Pour tous ces super-héros, le pouvoir est une maladie, un cancer, une part intégrante de leur être, une force qui vit en eux, par eux, mais qu’ils peinent à contrôler. Rares sont les personnages qui voient leurs capacités décroîtrent. Bien au contraire, comme la maladie grandit, les pouvoirs augmentent sans cesse. Pour chaque exploit incroyable qu’ils permettent, ce sont autant de douleurs, de nuisances et d’efforts. Tru Davies, l’héroïne de Tru Calling, ne souhaite jamais remonter le temps. Elle ne contrôle absolument pas son pouvoir, pas plus que Hulk, que la colère transforme en indestructible géant vert. Concrètement malade, car "mal finie", Max, l’ange nocturne de Dark Angel, doit faire face aux crises à répétition que son métabolisme modifié lui fait endurer ; Jake 2.0 doit lui subir des "contrôles techniques" et des injections lui permettant de garder le contrôle de son corps. Les 4400, plus fragiles encore, meurent de leurs pouvoirs, s’autodétruisent comme les victimes de la météorite qui a transporté Clark Kent sur terre. Superman lui-même, sous l’emprise de la kryptonite rouge, devient un autre incontrôlable.
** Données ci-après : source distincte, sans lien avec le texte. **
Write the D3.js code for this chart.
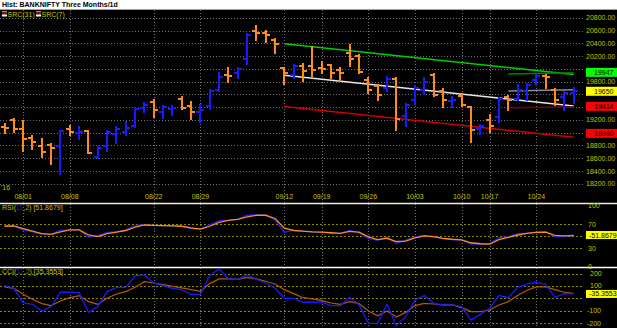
<!DOCTYPE html>
<meta charset="utf-8">
<script src="https://d3js.org/d3.v7.js"></script>
<style>
  body { margin: 0; background: #fff; }
  svg text { font-family: "Liberation Sans", Arial, sans-serif; font-size: 7px; }
</style>
<svg id="chart" width="617" height="328"></svg>
<script>

// trading days shown on the chart
const dates = ["07/28","07/29","08/01","08/02","08/03","08/04","08/05","08/08","08/09","08/10",
  "08/11","08/12","08/16","08/17","08/18","08/19","08/22","08/23","08/24","08/25",
  "08/26","08/29","08/30","08/31","09/01","09/02","09/06","09/07","09/08","09/09",
  "09/12","09/14","09/15","09/16","09/19","09/20","09/21","09/22","09/23","09/26",
  "09/27","09/28","09/29","09/30","10/03","10/04","10/05","10/06","10/07","10/10",
  "10/13","10/14","10/17","10/18","10/19","10/20","10/21","10/24","10/25","10/26",
  "10/27","10/28"];

const opens = [19090,19205,19055,18910,18795,18810,18785,19065,18995,19025,
  18615,18785,18985,19010,19100,19385,19475,19330,19370,19535,
  19425,19325,19415,19675,19905,19930,20160,20600,20560,20455,
  20010,19905,20045,20045,20015,20055,19990,20255,20210,19825,
  19740,19700,19835,19265,19520,19665,19905,19650,19495,19580,
  19400,19065,19205,19245,19560,19530,19650,19825,19885,19665,
  19560,19625];
const highs = [19140,19215,19190,18950,18900,18820,19035,19100,19085,19035,
  18775,19020,19090,19170,19385,19460,19510,19415,19425,19560,
  19475,19435,19665,19940,20010,20015,20545,20675,20600,20475,
  20015,20055,20085,20340,20105,20060,20015,20370,20215,19860,
  19750,19875,19855,19455,19730,19860,19915,19685,19560,19615,
  19405,19125,19280,19545,19580,19750,19770,19905,19910,19685,
  19635,19700];
const lows = [18995,19005,18715,18745,18625,18510,18355,18965,18900,18680,
  18600,18720,18835,18960,19090,19320,19240,19235,19280,19380,
  19220,19175,19370,19655,19790,19855,20085,20455,20430,20245,
  19760,19855,19815,19885,19930,19860,19815,20045,19930,19625,
  19510,19650,19040,19100,19455,19615,19580,19405,19405,19425,
  18860,18980,19005,19175,19350,19520,19510,19755,19705,19440,
  19360,19465];
const closes = [19075,19055,18900,18855,18705,18755,19020,19005,19010,18690,
  18760,19005,19065,19075,19370,19435,19350,19405,19385,19385,
  19320,19350,19655,19875,19885,20005,20535,20570,20535,20390,
  19940,20045,19965,19980,20005,19940,19940,20150,19950,19665,
  19595,19835,19220,19435,19700,19790,19595,19520,19515,19440,
  19045,19105,19110,19530,19510,19675,19755,19885,19875,19520,
  19625,19650];

// regression channels: [first bar, last bar] and [start value, end value]
const src31Bars = [30, 61];
const src31Upper = [20395, 19915];
const src31Mid = [19900, 19420];
const src31Lower = [19410, 18930];
const src7Bars = [54, 61];
const src7Upper = [19920, 19940];
const src7Mid = [19655, 19675];
const src7Lower = [19390, 19405];

// value flags on the price axis
const priceFlags = [19947, 19650, 19414, 18990];

const rsiFast = [66.3,66.3,60.4,57.2,53.5,52.9,59.3,60.4,60.4,48.1,
  50.8,56.1,57.2,60.4,67.9,68.4,67.3,67.3,66.8,66.3,
  62.0,61.5,68.9,75.3,76.4,78.0,84.4,84.9,84.4,76.9,
  56.1,59.9,57.7,57.2,56.7,55.1,54.5,59.3,55.1,46.5,
  43.3,48.7,38.0,43.3,48.7,51.3,48.7,45.5,44.4,43.3,
  36.9,36.9,36.9,47.6,48.7,54.0,55.1,56.7,57.2,48.7,
  49.7,51.8679];
const rsiSlow = [66.3,66.8,62.5,58.3,54.0,52.9,57.2,60.4,60.4,51.9,
  49.2,54.0,56.7,59.3,64.7,68.4,67.9,67.3,66.8,66.3,
  63.6,61.5,66.3,72.7,75.9,77.5,81.7,84.4,84.4,79.1,
  63.1,59.3,58.3,57.2,56.7,55.6,54.5,57.7,56.7,48.7,
  44.4,46.5,41.2,41.7,47.1,50.3,49.2,46.5,44.9,43.9,
  39.1,37.5,36.9,44.4,48.1,51.9,54.5,56.1,56.7,51.3,
  50.3,50.8];

const cciFast = [103,81,-35,-49,-103,-68,49,49,46,-114,
  -68,54,89,89,181,189,122,103,81,70,
  32,32,184,238,157,154,189,154,124,81,
  0,0,-32,-32,-32,-59,-59,8,-54,-203,
  -203,-49,-222,-149,-14,22,-41,-54,-54,-68,
  -176,-130,-81,22,5,89,114,130,114,8,
  38,35.3553];
const cciSlow = [92,81,32,-8,-43,-59,-22,5,22,-27,
  -49,0,35,54,89,135,124,111,97,84,
  70,57,119,157,157,154,170,157,138,116,
  70,38,5,-5,-19,-38,-49,-27,-43,-103,
  -141,-103,-151,-114,-59,-41,-46,-54,-54,-76,
  -108,-108,-95,-54,-27,22,65,92,92,70,
  49,41];

const dateTicks = ["08/01","08/08","08/22","08/29","09/12","09/19","09/26","10/03","10/10","10/17","10/24"];
const priceTicks = [18200,18400,18600,18800,19000,19200,19400,19600,19800,20000,20200,20400,20600,20800];
const rsiTicks = [100, 70, 30, 0];
const rsiGrid = [70, 50, 30];
const cciTicks = [200, 100, 0, -100, -200];

// colours
const olive = "#c4c400";
const upCol = "#1a1aff";
const downCol = "#ff8c1a";
const flagCols = ["#00ff00", "#ffff00", "#ff0000", "#ff0000"];

const svg = d3.select("#chart");
const W = 617, H = 328, plotRight = 584;

// background and title strip
svg.append("rect").attr("width", W).attr("height", H).attr("fill", "#000");
svg.append("rect").attr("width", W).attr("height", 9.5).attr("fill", "#fff");
svg.append("line").attr("x1", 0).attr("x2", W).attr("y1", 9.5).attr("y2", 9.5)
  .attr("stroke", "#a0a0a0").attr("stroke-width", 1);
svg.append("text").attr("x", 2).attr("y", 7).attr("font-weight", "bold").attr("fill", "#000")
  .text("Hist: BANKNIFTY Three Months/1d");

// scales
const x = d3.scalePoint().domain(dates).range([4.5, 573.6]);
const y = d3.scaleLinear().domain([18400, 20600]).range([171, 30.7]);
const yR = d3.scaleLinear().domain([0, 100]).range([266.5, 205.8]);
const yC = d3.scaleLinear().domain([-200, 200]).range([323, 273.6]);

const panels = [[10, 203], [204, 267], [268, 328]];

// vertical grid in every panel
panels.forEach(p => {
  svg.append("g").selectAll("line").data(dateTicks).join("line")
    .attr("x1", d => Math.round(x(d)) + 0.5).attr("x2", d => Math.round(x(d)) + 0.5)
    .attr("y1", p[0]).attr("y2", p[1])
    .attr("stroke", "#707070").attr("stroke-dasharray", "1,2");
});

// price grid + labels (labels under a value flag are hidden by it)
svg.append("g").selectAll("line").data(priceTicks).join("line")
  .attr("x1", 0).attr("x2", plotRight)
  .attr("y1", d => Math.round(y(d)) + 0.5).attr("y2", d => Math.round(y(d)) + 0.5)
  .attr("stroke", "#707070").attr("stroke-dasharray", "1,2");
const freeTicks = priceTicks.filter(t => priceFlags.every(f => Math.abs(y(t) - y(f)) > 7.5));
svg.append("g").selectAll("text").data(freeTicks).join("text")
  .attr("x", 586).attr("y", d => y(d) + 2.5).attr("fill", olive)
  .text(d => d.toFixed(2));

// date labels
svg.append("g").selectAll("text").data(dateTicks).join("text")
  .attr("x", d => x(d)).attr("y", 199).attr("text-anchor", "middle").attr("fill", olive)
  .text(d => d);
svg.append("text").attr("x", 1).attr("y", 190).attr("fill", olive).text("'16");

// regression channels
function channel(bars, vals, col, w) {
  svg.append("line")
    .attr("x1", x(dates[bars[0]])).attr("x2", x(dates[bars[1]]))
    .attr("y1", y(vals[0])).attr("y2", y(vals[1]))
    .attr("stroke", col).attr("stroke-width", w);
}
channel(src31Bars, src31Upper, "#00d000", 1.5);
channel(src31Bars, src31Mid, "#e8e8e8", 1.5);
channel(src31Bars, src31Lower, "#d00000", 1.5);
channel(src7Bars, src7Upper, "#008000", 1.5);
channel(src7Bars, src7Mid, "#8c8c8c", 1.5);
channel(src7Bars, src7Lower, "#800000", 1.5);

// OHLC bars
const bars = svg.append("g").attr("shape-rendering", "crispEdges").attr("stroke-width", 2)
  .selectAll("g").data(dates).join("g")
  .attr("stroke", (d, i) => closes[i] >= opens[i] ? upCol : downCol);
bars.append("line")
  .attr("x1", d => Math.round(x(d))).attr("x2", d => Math.round(x(d)))
  .attr("y1", (d, i) => y(highs[i]) - 1).attr("y2", (d, i) => y(lows[i]) + 1);
bars.append("line")
  .attr("x1", d => Math.round(x(d)) - 4).attr("x2", d => Math.round(x(d)))
  .attr("y1", (d, i) => Math.round(y(opens[i]))).attr("y2", (d, i) => Math.round(y(opens[i])));
bars.append("line")
  .attr("x1", d => Math.round(x(d))).attr("x2", d => Math.round(x(d)) + 4)
  .attr("y1", (d, i) => Math.round(y(closes[i]))).attr("y2", (d, i) => Math.round(y(closes[i])));

// price flags
const flags = svg.append("g").selectAll("g").data(priceFlags).join("g")
  .attr("transform", d => `translate(586,${y(d)})`);
flags.append("rect").attr("x", 0).attr("y", -4.5).attr("width", 31).attr("height", 9)
  .attr("fill", (d, i) => flagCols[i]);
flags.append("text").attr("x", 8).attr("y", 2.5).attr("fill", "#000").text(d => d);

// legend
function legendIcon(x0) {
  svg.append("rect").attr("x", x0).attr("y", 11).attr("width", 5).attr("height", 1.5).attr("fill", "#8c8c8c");
  svg.append("rect").attr("x", x0).attr("y", 12.5).attr("width", 5).attr("height", 2).attr("fill", "#a00000");
  svg.append("rect").attr("x", x0).attr("y", 14.5).attr("width", 5).attr("height", 2).attr("fill", "#ffffff");
}
legendIcon(2);
svg.append("text").attr("x", 7.5).attr("y", 16.5).attr("fill", olive).text("SRC(31)");
legendIcon(36);
svg.append("text").attr("x", 41.5).attr("y", 16.5).attr("fill", olive).text("SRC(7)");

// panel separators
svg.append("line").attr("x1", 0).attr("x2", W).attr("y1", 203.5).attr("y2", 203.5)
  .attr("stroke", "#f0f0c8").attr("stroke-width", 1.5);
svg.append("line").attr("x1", 0).attr("x2", W).attr("y1", 267.5).attr("y2", 267.5)
  .attr("stroke", "#ffffff").attr("stroke-width", 1.5);

// RSI panel
svg.append("g").selectAll("line").data(rsiGrid).join("line")
  .attr("x1", 0).attr("x2", plotRight)
  .attr("y1", d => Math.round(yR(d)) + 0.5).attr("y2", d => Math.round(yR(d)) + 0.5)
  .attr("stroke", "#8a8a00").attr("stroke-dasharray", "2,2");
svg.append("g").selectAll("text").data(rsiTicks).join("text")
  .attr("x", 588).attr("y", d => yR(d) + 2.5).attr("fill", olive).text(d => d);

const lineR = d3.line().x((d, i) => x(dates[i])).y(d => yR(d));
svg.append("path").datum(rsiFast).attr("d", lineR).attr("fill", "none")
  .attr("stroke", upCol).attr("stroke-width", 1.3);
svg.append("path").datum(rsiSlow).attr("d", lineR).attr("fill", "none")
  .attr("stroke", "#ff8c1a").attr("stroke-width", 1.3);

const rsiLast = rsiFast[rsiFast.length - 1];
svg.append("rect").attr("x", 586).attr("y", yR(rsiLast) - 4).attr("width", 31).attr("height", 8)
  .attr("fill", "#ffff00");
svg.append("text").attr("x", 589).attr("y", yR(rsiLast) + 2.5).attr("fill", "#000")
  .text("-" + rsiLast.toFixed(4));

const rsiTitle = svg.append("text").attr("x", 2).attr("y", 210).attr("fill", olive);
rsiTitle.append("tspan").text("RSI(");
rsiTitle.append("tspan").attr("fill", upCol).text("11");
rsiTitle.append("tspan").text(",");
rsiTitle.append("tspan").attr("fill", "#ff8c1a").text("2");
rsiTitle.append("tspan").text(") [" + rsiLast.toFixed(4) + "]");

// CCI panel
const cciLast = cciFast[cciFast.length - 1];
svg.append("g").selectAll("line").data(cciTicks).join("line")
  .attr("x1", 0).attr("x2", plotRight)
  .attr("y1", d => Math.round(yC(d)) + 0.5).attr("y2", d => Math.round(yC(d)) + 0.5)
  .attr("stroke", "#8a8a00").attr("stroke-dasharray", "2,2");
svg.append("g").selectAll("text")
  .data(cciTicks.filter(t => Math.abs(yC(t) - yC(cciLast)) > 7))
  .join("text")
  .attr("x", d => d < 0 ? 587 : 590).attr("y", d => yC(d) + 2.5).attr("fill", olive).text(d => d);

const lineC = d3.line().x((d, i) => x(dates[i])).y(d => yC(d));
svg.append("path").datum(cciSlow).attr("d", lineC).attr("fill", "none")
  .attr("stroke", "#b05a10").attr("stroke-width", 1.2);
svg.append("path").datum(cciFast).attr("d", lineC).attr("fill", "none")
  .attr("stroke", upCol).attr("stroke-width", 1.3);

svg.append("rect").attr("x", 586).attr("y", yC(cciLast) - 4).attr("width", 31).attr("height", 8)
  .attr("fill", "#ffff00");
svg.append("text").attr("x", 589).attr("y", yC(cciLast) + 2.5).attr("fill", "#000")
  .text("-" + cciLast.toFixed(4));

const cciTitle = svg.append("text").attr("x", 2).attr("y", 273.5).attr("fill", olive);
cciTitle.append("tspan").text("CCI(");
cciTitle.append("tspan").attr("fill", upCol).text("11");
cciTitle.append("tspan").text(",");
cciTitle.append("tspan").attr("fill", "#b05a10").text("2");
cciTitle.append("tspan").text(") [" + cciLast.toFixed(4) + "]");

</script>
Torturés, souvent obligés de cacher leur différence, les héros souffrent de leurs pouvoirs. S’ils sont conscients de l’aide qu’ils peuvent et, semble-t-il, doivent apporter à l’humanité, ils sont bien souvent tentés de s’en débarrasser, pour redevenir de simples humains. C’est ce choix entre l’état d’Homme et celui de super-héros qui porte Smallville et Les 4400, où les personnages semblent hésiter entre une vie normale et une existence à la marge. En effet, l’univers de ces séries, et de l’ensemble de celles citées plus haut, est bien loin de tout manichéisme. Les super-héros n’y sont pas des figures admirées de tous. Ils doivent, membres plus ou moins "visibles" d’une nouvelle minorité, trouver leur place.